Conclusion: The writ petition is maintainable; alternative remedy by appeal is not available in view of the Supreme Court precedent.
Issue 3 - Whether the communication dated 19 April 2023 constituted a fresh provisional attachment order
Legal framework: Section 83(1) requires an order in writing to attach provisionally; such order must be passed in the manner prescribed and communicated to the affected person.
Precedent treatment: The Court distinguished a Gujarat High Court decision relied upon by Respondents where a fresh order had been passed; that precedent was thus inapplicable because, in the present facts, no fresh formal order was shown.
Interpretation and reasoning: The Court examined the file notings and the order sheet and found those notings dated 21 April 2022 forming the basis of the first provisional attachment. The communication dated 19 April 2023 was held to be merely a communication to bankers to retain the attachment and a copy marked to the petitioner; the Respondents failed to demonstrate any formal fresh order passed and served on the petitioner before expiry of the statutory one-year period. The Court emphasised that file notings alone cannot substitute for a formal order as required by law, nor for proper service on the affected person.
Ratio vs. Obiter: Ratio - a mere communication to a bank or internal notings do not constitute a valid fresh order under Section 83(1); absence of a formal, served order prior to expiry means no extension of attachment.
Conclusion: The communication dated 19 April 2023 did not amount to a fresh provisional attachment order; the extension was invalid and is quashed.
Issue 4 - Jurisdiction to attach accounts of persons located outside the State (Section 83 read with Section 122(1-A) and Section 2(24))
Legal framework: Section 83(1) permits provisional attachment of property of a taxable person or any person specified in Section 122(1-A); Section 122(1-A) makes liable any person who retains benefit of certain transactions; Section 2(24) defines Commissioner; Section 1(2) notes the Act's operation throughout the country.
Precedent treatment: The Court analysed statutory scheme and legislative intent rather than relying on contradictory precedents; no precedent was held to oust the centralised territorial operation of CGST provisions.
Interpretation and reasoning: The Court concluded that the phrase "any person" in Section 83(1) (as amplified by Section 122(1-A)) includes non-taxable persons and persons outside the territorial limits of the assessing State. Reading Section 83 with Section 122(1-A) and Section 1(2) (nationwide operation) leads to the view that a Commissioner may exercise provisional attachment powers against a person situated in another State where that person is alleged to have retained the benefit of a transaction involving tax evasion. The Court rejected the submission that territorial location of the person immunises them from action, reasoning that such an interpretation would frustrate investigation into cross-jurisdictional tax evasion and defeat legislative intent.
Ratio vs.
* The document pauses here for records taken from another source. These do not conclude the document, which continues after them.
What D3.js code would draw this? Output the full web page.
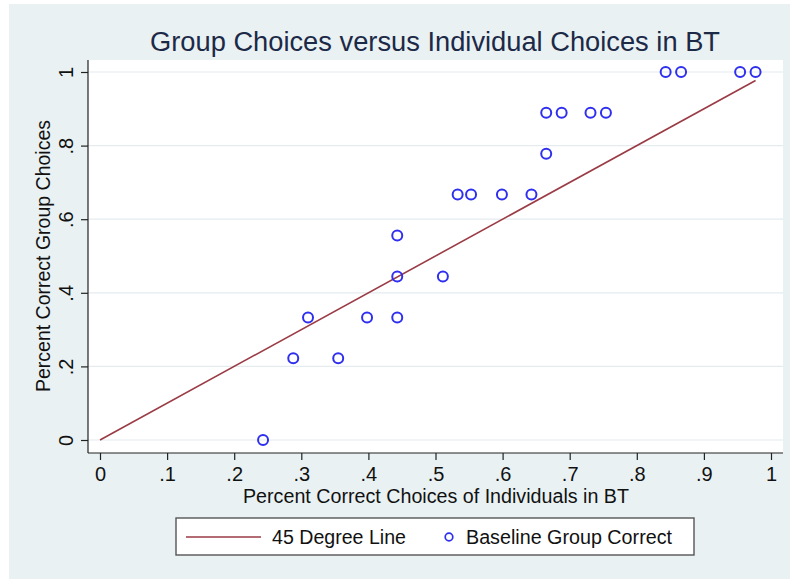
<!DOCTYPE html>
<html>
<head>
<meta charset="utf-8">
<script src="https://cdn.jsdelivr.net/npm/d3@7"></script>
<style>
  html, body { margin: 0; padding: 0; background: #ffffff; }
  svg { display: block; }
  text { font-family: "Liberation Sans", Arial, Helvetica, sans-serif; }
</style>
</head>
<body>
<svg id="chart" width="790" height="579"></svg>
<script>
// ---- Data ----
const individualCorrect = [0.243, 0.288, 0.310, 0.355, 0.398, 0.443, 0.443, 0.443, 0.511,
  0.533, 0.553, 0.599, 0.643, 0.665, 0.665, 0.688, 0.731, 0.754, 0.843, 0.866, 0.954, 0.977];
const groupCorrect = [0, 0.222, 0.333, 0.222, 0.333, 0.556, 0.444, 0.333, 0.444,
  0.667, 0.667, 0.667, 0.667, 0.778, 0.889, 0.889, 0.889, 0.889, 1, 1, 1, 1];
const lineEnds = [0, 0.977];
const xTicks = [0, 0.1, 0.2, 0.3, 0.4, 0.5, 0.6, 0.7, 0.8, 0.9, 1];
const yTicks = [0, 0.2, 0.4, 0.6, 0.8, 1];
const titleText = "Group Choices versus Individual Choices in BT";
const xTitle = "Percent Correct Choices of Individuals in BT";
const yTitle = "Percent Correct Group Choices";
const legendLabels = ["45 Degree Line", "Baseline Group Correct"];

const fmt = v => v === 0 ? "0" : (v === 1 ? "1" : String(+v.toFixed(1)).replace(/^0/, ""));

const svg = d3.select("#chart");
const bg = "#e9f1f3";
const lineColor = "#9a3b45";
const ptColor = "#2f2ff0";
const FF = "'Liberation Sans', Arial, sans-serif";

// Background
svg.append("rect").attr("x", 9).attr("y", 4).attr("width", 781).attr("height", 575).attr("fill", bg);

// Plot area
const plot = { left: 88, right: 783, top: 60, bottom: 453 };
svg.append("rect").attr("x", plot.left).attr("y", plot.top)
  .attr("width", plot.right - plot.left).attr("height", plot.bottom - plot.top).attr("fill", "#ffffff");

const x = d3.scaleLinear().domain([0, 1]).range([100, 771]);
const y = d3.scaleLinear().domain([0, 1]).range([440, 72]);

// Gridlines
svg.append("g").selectAll("line").data(yTicks).join("line")
  .attr("x1", plot.left).attr("x2", plot.right)
  .attr("y1", d => y(d)).attr("y2", d => y(d))
  .attr("stroke", "#e4ecef").attr("stroke-width", 1.2);

// Axes
const xAxis = d3.axisBottom(x).tickValues(xTicks).tickFormat(fmt).tickSize(7).tickPadding(7);
const gx = svg.append("g").attr("transform", `translate(0,${plot.bottom})`).call(xAxis);
gx.select(".domain").attr("d", `M${plot.left},0H${plot.right}`).attr("stroke", "#222").attr("stroke-width", 1.2);
gx.selectAll(".tick line").attr("stroke", "#222").attr("stroke-width", 1.2);
gx.selectAll(".tick text").attr("font-size", 20).attr("fill", "#111").attr("font-family", FF);

const yAxis = d3.axisLeft(y).tickValues(yTicks).tickFormat(fmt).tickSize(7).tickPadding(6);
const gy = svg.append("g").attr("transform", `translate(${plot.left},0)`).call(yAxis);
gy.select(".domain").attr("d", `M0,${plot.top}V${plot.bottom}`).attr("stroke", "#222").attr("stroke-width", 1.2);
gy.selectAll(".tick line").attr("stroke", "#222").attr("stroke-width", 1.2);
gy.selectAll(".tick text")
  .attr("font-size", 20).attr("fill", "#111").attr("font-family", FF)
  .attr("x", null).attr("dy", "0")
  .attr("text-anchor", "middle")
  .attr("transform", "translate(-15,0) rotate(-90)");

// 45 degree line
svg.append("line")
  .attr("x1", x(lineEnds[0])).attr("y1", y(lineEnds[0]))
  .attr("x2", x(lineEnds[1])).attr("y2", y(lineEnds[1]))
  .attr("stroke", lineColor).attr("stroke-width", 1.6);

// Points
svg.append("g").selectAll("circle").data(individualCorrect.map((v, i) => [v, groupCorrect[i]])).join("circle")
  .attr("cx", d => x(d[0])).attr("cy", d => y(d[1])).attr("r", 5)
  .attr("fill", "none").attr("stroke", ptColor).attr("stroke-width", 2);

// Titles
svg.append("text").attr("x", 435).attr("y", 51).attr("text-anchor", "middle")
  .attr("font-size", 27).attr("fill", "#1c2947")
  .attr("textLength", 570).attr("lengthAdjust", "spacingAndGlyphs").text(titleText);
svg.append("text").attr("x", 436).attr("y", 503).attr("text-anchor", "middle")
  .attr("font-size", 20).attr("fill", "#111")
  .attr("textLength", 386).attr("lengthAdjust", "spacingAndGlyphs").text(xTitle);
svg.append("text").attr("transform", "translate(50,256) rotate(-90)").attr("text-anchor", "middle")
  .attr("font-size", 20).attr("fill", "#111")
  .attr("textLength", 272).attr("lengthAdjust", "spacingAndGlyphs").text(yTitle);

// Legend
const lg = svg.append("g");
lg.append("rect").attr("x", 176).attr("y", 518).attr("width", 518).attr("height", 37)
  .attr("fill", "#ffffff").attr("stroke", "#555").attr("stroke-width", 1.4);
lg.append("line").attr("x1", 186).attr("x2", 261).attr("y1", 537).attr("y2", 537)
  .attr("stroke", lineColor).attr("stroke-width", 1.6);
lg.append("text").attr("x", 272).attr("y", 544).attr("font-size", 20).attr("fill", "#111")
  .attr("textLength", 134).attr("lengthAdjust", "spacingAndGlyphs").text(legendLabels[0]);
lg.append("circle").attr("cx", 449).attr("cy", 537).attr("r", 3.8)
  .attr("fill", "none").attr("stroke", ptColor).attr("stroke-width", 1.7);
lg.append("text").attr("x", 466).attr("y", 544).attr("font-size", 20).attr("fill", "#111")
  .attr("textLength", 206).attr("lengthAdjust", "spacingAndGlyphs").text(legendLabels[1]);
</script>
</body>
</html>
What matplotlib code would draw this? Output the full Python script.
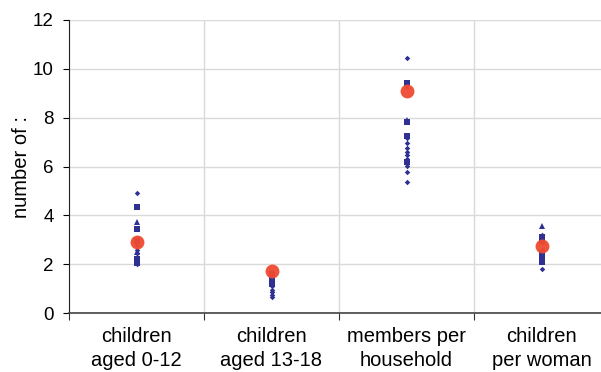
import matplotlib
matplotlib.use('Agg')
import matplotlib.pyplot as plt

plt.rcParams['font.family'] = ['Liberation Sans', 'DejaVu Sans']

categories = ['children\naged 0-12', 'children\naged 13-18', 'members per\nhousehold', 'children\nper woman']

# individual survey values per category, grouped by marker
diamonds = [
    [4.93, 3.05, 2.8, 2.6, 2.45, 2.3, 2.1, 2.0],
    [1.5, 1.3, 1.1, 0.95, 0.85, 0.75, 0.67],
    [10.45, 7.15, 6.95, 6.75, 6.61, 6.48, 6.31, 6.02, 5.77, 5.38],
    [3.2, 2.9, 2.6, 2.3, 1.8],
]
squares = [
    [4.34, 3.43, 2.95, 2.2, 2.05],
    [1.6, 1.4, 1.3, 1.2],
    [9.41, 7.84, 7.23, 6.2],
    [3.13, 2.95, 2.45, 2.2, 2.1],
]
triangles = [
    [3.74, 2.5],
    [1.65],
    [7.9, 9.3],
    [3.58],
]
means = [2.92, 1.73, 9.11, 2.76]

blue = '#2E3192'
red = '#F04A30'

fig = plt.figure(figsize=(6.01, 3.72), dpi=100)
ax = fig.add_axes([69/601, 59/372, 540/601, 293/372])

for i in range(len(categories)):
    x = i + 0.5
    ax.plot([x]*len(diamonds[i]), diamonds[i], 'D', color=blue, ms=2.8, mew=0, zorder=3)
    ax.plot([x]*len(squares[i]), squares[i], 's', color=blue, ms=4.2, mew=0, zorder=3)
    ax.plot([x]*len(triangles[i]), triangles[i], '^', color=blue, ms=4.2, mew=0, zorder=3)
ax.plot([i + 0.5 for i in range(len(means))], means, 'o', color=red, ms=10, mew=0,
        alpha=0.95, zorder=4)

ax.set_xlim(0, 4)
ax.set_ylim(0, 12)
ax.set_yticks(range(0, 13, 2))
ax.set_xticks([0, 1, 2, 3, 4])
ax.set_xticklabels([])
ax.set_xticks([i + 0.5 for i in range(4)], minor=True)
ax.set_xticklabels(categories, minor=True, fontsize=14.5, linespacing=1.35)
ax.tick_params(axis='x', which='minor', length=0, pad=10)
ax.tick_params(axis='x', which='major', length=5, direction='out', color='#333333')
ax.tick_params(axis='y', length=4, direction='out', labelsize=13.5, pad=7)

ax.grid(True, which='major', color='#d9d9d9', lw=1)
ax.set_axisbelow(True)
ax.spines['top'].set_visible(False)
ax.spines['right'].set_visible(False)
ax.spines['left'].set_color('#222222')
ax.spines['bottom'].set_color('#444444')
ax.spines['bottom'].set_linewidth(1.2)

ax.set_ylabel('number of :', fontsize=14.5, labelpad=1)

plt.savefig('out.png', dpi=100)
Obiter: Ratio - authorities may exercise Section 83 powers against persons located outside the State where the transaction occurred when such persons are covered by Section 122(1-A); territorial location alone does not oust jurisdiction.
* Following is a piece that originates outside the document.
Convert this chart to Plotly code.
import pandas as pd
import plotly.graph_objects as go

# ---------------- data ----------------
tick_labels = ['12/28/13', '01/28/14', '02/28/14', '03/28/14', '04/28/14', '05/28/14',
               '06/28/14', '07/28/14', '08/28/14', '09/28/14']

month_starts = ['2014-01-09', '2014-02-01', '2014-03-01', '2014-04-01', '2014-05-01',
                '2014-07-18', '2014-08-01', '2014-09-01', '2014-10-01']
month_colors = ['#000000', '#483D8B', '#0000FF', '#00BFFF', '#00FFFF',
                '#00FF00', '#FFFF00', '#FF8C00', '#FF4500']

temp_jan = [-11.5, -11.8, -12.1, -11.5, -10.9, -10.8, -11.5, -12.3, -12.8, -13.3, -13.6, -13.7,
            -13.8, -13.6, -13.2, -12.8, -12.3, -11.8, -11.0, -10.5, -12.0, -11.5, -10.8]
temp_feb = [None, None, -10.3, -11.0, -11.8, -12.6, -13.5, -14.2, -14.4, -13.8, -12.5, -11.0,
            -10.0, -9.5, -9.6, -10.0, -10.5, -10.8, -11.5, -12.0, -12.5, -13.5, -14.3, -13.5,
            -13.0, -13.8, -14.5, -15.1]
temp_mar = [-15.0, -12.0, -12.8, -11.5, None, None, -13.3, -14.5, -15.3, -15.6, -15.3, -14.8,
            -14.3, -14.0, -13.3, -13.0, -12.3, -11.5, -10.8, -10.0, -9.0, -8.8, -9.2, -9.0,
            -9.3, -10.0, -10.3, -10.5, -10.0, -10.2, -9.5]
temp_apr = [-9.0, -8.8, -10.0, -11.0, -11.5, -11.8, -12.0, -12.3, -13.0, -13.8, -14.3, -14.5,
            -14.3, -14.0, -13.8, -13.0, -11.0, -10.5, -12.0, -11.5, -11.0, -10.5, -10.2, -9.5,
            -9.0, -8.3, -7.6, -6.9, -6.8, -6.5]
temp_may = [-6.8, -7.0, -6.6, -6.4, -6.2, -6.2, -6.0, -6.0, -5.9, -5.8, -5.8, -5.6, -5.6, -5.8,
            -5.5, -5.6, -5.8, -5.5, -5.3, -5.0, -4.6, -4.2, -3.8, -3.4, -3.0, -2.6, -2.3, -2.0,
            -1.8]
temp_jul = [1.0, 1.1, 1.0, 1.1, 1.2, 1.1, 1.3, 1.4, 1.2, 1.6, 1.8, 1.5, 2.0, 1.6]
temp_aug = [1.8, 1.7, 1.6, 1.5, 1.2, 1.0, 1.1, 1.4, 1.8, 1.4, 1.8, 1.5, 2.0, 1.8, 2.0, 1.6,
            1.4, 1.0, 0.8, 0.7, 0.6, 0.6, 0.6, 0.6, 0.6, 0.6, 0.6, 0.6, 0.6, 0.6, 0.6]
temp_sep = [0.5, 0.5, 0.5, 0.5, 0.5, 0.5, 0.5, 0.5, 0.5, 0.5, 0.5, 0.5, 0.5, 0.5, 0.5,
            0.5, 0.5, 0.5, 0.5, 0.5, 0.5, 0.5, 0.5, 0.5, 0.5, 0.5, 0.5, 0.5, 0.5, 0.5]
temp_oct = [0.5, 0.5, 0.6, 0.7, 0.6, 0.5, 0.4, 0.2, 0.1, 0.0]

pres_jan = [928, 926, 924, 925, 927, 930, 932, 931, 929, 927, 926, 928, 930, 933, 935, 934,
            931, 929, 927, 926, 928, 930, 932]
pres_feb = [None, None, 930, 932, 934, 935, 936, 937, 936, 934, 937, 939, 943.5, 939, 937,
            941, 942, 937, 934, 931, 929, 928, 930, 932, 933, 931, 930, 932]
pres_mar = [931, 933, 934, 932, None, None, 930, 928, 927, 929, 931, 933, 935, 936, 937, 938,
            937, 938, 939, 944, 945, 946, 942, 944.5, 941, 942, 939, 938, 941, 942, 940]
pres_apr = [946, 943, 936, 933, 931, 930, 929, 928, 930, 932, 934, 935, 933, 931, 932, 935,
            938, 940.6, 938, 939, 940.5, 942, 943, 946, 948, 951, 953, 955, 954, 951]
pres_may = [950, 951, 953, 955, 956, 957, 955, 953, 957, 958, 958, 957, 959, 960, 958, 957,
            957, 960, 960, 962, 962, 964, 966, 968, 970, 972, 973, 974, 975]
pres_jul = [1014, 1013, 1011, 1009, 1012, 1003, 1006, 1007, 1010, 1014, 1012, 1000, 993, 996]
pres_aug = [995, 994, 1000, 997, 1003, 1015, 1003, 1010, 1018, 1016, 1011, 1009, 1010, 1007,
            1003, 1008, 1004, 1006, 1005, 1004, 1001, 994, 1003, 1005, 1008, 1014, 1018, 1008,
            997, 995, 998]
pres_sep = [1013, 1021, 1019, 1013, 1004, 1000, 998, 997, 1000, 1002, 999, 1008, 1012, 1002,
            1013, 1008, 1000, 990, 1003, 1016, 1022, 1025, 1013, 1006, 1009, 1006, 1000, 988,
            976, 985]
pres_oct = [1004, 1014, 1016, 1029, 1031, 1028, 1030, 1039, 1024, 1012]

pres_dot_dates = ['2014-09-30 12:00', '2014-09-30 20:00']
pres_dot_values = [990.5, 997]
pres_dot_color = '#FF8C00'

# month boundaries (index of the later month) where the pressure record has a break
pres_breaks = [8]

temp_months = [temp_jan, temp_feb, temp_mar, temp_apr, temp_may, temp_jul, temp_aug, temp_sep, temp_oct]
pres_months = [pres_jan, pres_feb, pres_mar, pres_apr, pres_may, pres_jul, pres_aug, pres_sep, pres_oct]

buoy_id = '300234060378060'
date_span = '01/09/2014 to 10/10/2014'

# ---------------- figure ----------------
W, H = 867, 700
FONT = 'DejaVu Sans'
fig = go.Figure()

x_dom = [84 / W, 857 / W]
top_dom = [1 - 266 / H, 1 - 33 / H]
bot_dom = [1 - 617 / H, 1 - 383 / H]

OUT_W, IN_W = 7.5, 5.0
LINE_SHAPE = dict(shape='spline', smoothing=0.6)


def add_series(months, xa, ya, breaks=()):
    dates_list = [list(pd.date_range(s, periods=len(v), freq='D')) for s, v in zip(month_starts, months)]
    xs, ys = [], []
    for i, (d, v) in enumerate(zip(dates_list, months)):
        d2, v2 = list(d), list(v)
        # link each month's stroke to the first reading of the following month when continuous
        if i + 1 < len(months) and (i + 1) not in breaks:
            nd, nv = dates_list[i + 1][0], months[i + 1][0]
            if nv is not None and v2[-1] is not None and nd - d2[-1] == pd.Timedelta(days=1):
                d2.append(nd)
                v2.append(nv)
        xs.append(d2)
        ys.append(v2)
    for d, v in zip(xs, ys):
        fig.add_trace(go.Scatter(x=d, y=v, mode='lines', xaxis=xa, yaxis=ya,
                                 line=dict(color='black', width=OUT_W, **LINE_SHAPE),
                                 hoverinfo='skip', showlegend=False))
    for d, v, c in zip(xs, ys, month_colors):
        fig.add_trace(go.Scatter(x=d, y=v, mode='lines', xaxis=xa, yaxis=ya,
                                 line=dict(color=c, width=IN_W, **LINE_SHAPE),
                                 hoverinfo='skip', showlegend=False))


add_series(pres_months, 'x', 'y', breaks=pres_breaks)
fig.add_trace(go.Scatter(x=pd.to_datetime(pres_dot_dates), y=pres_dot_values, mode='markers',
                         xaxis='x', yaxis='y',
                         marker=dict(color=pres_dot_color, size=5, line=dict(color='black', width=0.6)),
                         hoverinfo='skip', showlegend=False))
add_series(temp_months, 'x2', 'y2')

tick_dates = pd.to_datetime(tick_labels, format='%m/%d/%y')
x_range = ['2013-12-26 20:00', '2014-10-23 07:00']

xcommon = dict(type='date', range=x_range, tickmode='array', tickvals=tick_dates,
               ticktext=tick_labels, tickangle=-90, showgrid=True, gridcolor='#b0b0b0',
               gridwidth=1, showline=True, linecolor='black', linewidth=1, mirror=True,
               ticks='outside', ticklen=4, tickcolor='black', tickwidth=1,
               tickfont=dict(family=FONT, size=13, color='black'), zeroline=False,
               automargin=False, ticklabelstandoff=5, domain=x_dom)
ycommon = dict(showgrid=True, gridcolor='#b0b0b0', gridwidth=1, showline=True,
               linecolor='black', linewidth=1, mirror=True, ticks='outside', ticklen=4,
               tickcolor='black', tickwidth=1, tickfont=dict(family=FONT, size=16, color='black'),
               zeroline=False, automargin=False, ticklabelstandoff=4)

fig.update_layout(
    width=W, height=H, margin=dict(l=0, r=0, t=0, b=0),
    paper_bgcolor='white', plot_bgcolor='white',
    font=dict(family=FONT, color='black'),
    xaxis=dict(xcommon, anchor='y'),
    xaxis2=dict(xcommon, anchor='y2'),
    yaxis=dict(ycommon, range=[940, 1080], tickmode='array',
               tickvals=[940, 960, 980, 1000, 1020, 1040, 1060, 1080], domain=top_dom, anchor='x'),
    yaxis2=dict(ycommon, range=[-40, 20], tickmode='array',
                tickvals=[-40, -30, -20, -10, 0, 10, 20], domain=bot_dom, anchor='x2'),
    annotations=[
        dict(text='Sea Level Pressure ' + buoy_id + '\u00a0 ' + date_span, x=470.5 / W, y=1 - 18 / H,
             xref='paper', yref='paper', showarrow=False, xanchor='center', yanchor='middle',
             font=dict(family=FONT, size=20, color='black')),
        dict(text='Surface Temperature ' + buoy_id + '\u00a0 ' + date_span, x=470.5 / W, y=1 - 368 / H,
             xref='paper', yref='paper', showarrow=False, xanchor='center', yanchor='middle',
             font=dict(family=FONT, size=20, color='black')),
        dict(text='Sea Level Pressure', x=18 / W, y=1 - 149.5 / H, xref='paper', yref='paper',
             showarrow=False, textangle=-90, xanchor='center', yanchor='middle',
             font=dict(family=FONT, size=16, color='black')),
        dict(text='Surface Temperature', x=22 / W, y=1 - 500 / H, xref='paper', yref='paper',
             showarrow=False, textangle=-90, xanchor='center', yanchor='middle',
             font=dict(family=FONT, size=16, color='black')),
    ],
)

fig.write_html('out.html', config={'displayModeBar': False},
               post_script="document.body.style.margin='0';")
Conclusion: The revenue had jurisdiction to provisionally attach the petitioner's bank account despite the petitioner and account being located in another State; however, because the provisional attachment admittedly ceased by operation of Section 83(2) and no valid fresh order was shown, the attachment had to be quashed for expiry reasons (see cross-reference to Issues 1 and 3).
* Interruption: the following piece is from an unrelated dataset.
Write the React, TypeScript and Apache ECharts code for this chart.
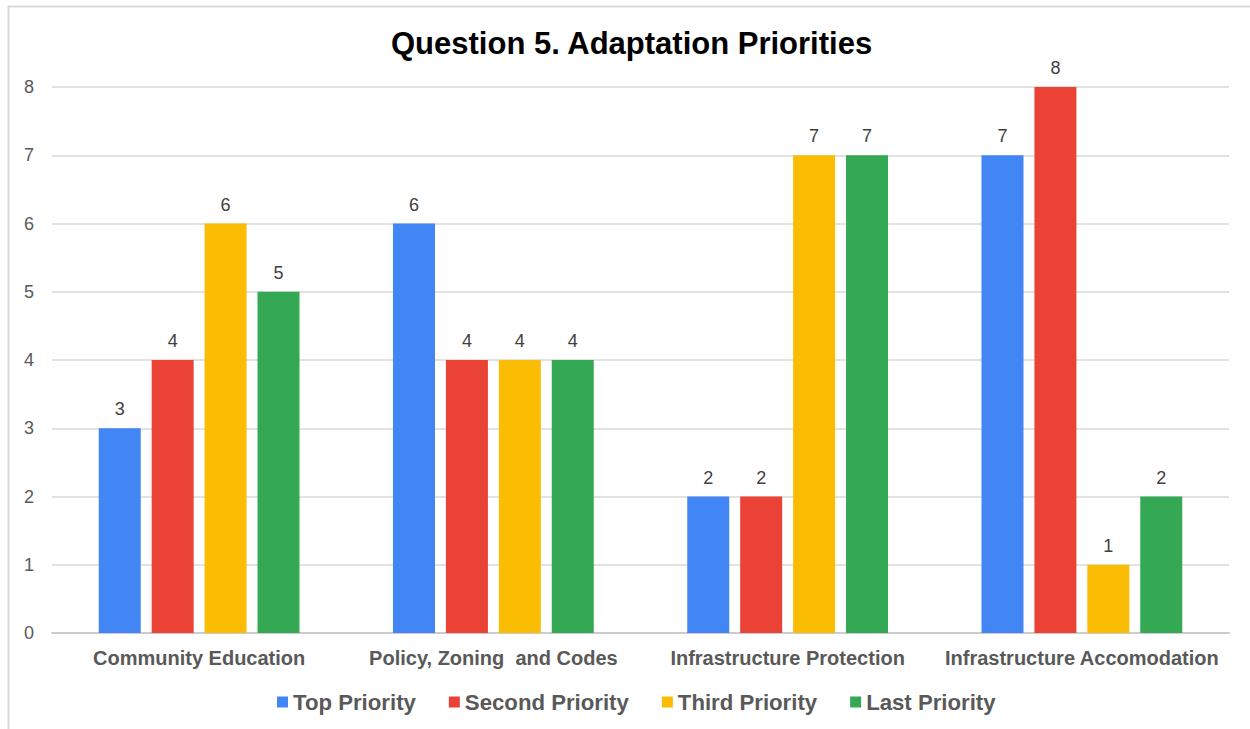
import React, { useEffect, useRef } from "react";
import * as echarts from "echarts";

const categories = [
  "Community Education",
  "Policy, Zoning  and Codes",
  "Infrastructure Protection",
  "Infrastructure Accomodation",
];
const seriesNames = ["Top Priority", "Second Priority", "Third Priority", "Last Priority"];
const topPriority = [3, 6, 2, 7];
const secondPriority = [4, 4, 2, 8];
const thirdPriority = [6, 4, 7, 1];
const lastPriority = [5, 4, 7, 2];
const colors = ["#4285f4", "#ea4335", "#fbbc04", "#34a853"];
const yTicks = [0, 1, 2, 3, 4, 5, 6, 7, 8];

export default function App() {
  const ref = useRef<HTMLDivElement>(null);
  useEffect(() => {
    const chart = echarts.init(ref.current!, undefined, { renderer: "svg" });
    const data = [topPriority, secondPriority, thirdPriority, lastPriority];
    const font = "'Liberation Sans', Arial, sans-serif";
    chart.setOption({
      animation: false,
      backgroundColor: "#ffffff",
      textStyle: { fontFamily: font },
      title: {
        text: "Question 5. Adaptation Priorities",
        left: 386,
        top: 23,
        textStyle: { fontSize: 31, fontWeight: "bold", color: "#000000", fontFamily: font },
      },
      graphic: [
        {
          type: "rect",
          shape: { x: 8.5, y: 6.5, width: 1400, height: 900 },
          style: { fill: "none", stroke: "#d9d9d9", lineWidth: 2 },
          silent: true,
        },
      ],
      legend: {
        data: seriesNames,
        left: 272,
        top: 686,
        icon: "rect",
        itemWidth: 11,
        itemHeight: 11,
        itemGap: 33,
        textStyle: { fontSize: 22.2, fontWeight: "bold", color: "#595959", fontFamily: font },
      },
      grid: { left: 52, right: 21, top: 87, bottom: 96, containLabel: false },
      xAxis: {
        type: "category",
        data: categories,
        axisLine: { lineStyle: { color: "#cccccc", width: 2 } },
        axisTick: { show: false },
        axisLabel: { interval: 0, fontSize: 20, fontWeight: "bold", color: "#595959", margin: 15, fontFamily: font },
      },
      yAxis: {
        type: "value",
        min: yTicks[0],
        max: yTicks[yTicks.length - 1],
        interval: 1,
        axisLine: { show: false },
        axisTick: { show: false },
        axisLabel: { fontSize: 18, color: "#595959", margin: 18, fontFamily: font },
        splitLine: { lineStyle: { color: "#d9d9d9", width: 1.5 } },
      },
      series: seriesNames.map((name, i) => ({
        name,
        type: "bar",
        data: data[i],
        barWidth: 42,
        barGap: "26%",
        itemStyle: { color: colors[i] },
        label: {
          show: true,
          position: "top",
          distance: 10,
          fontSize: 18,
          color: "#404040",
          fontFamily: font,
        },
      })),
    });
    return () => chart.dispose();
  }, []);
  return (
    <div
      ref={ref}
      style={{ position: "fixed", left: 0, top: 0, width: 1250, height: 729 }}
    />
  );
}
Final Disposition (cross-references)
Cross-reference: Issues 1 and 3 determine the operative outcome - although the authorities had jurisdiction under Issue 4, the provisional attachment dated 21 April 2022 ceased by operation of Section 83(2) and no valid fresh order was demonstrated (Issue 3); accordingly the communication extending the attachment was quashed. Issue 2 supports maintainability of the writ petition challenging those acts.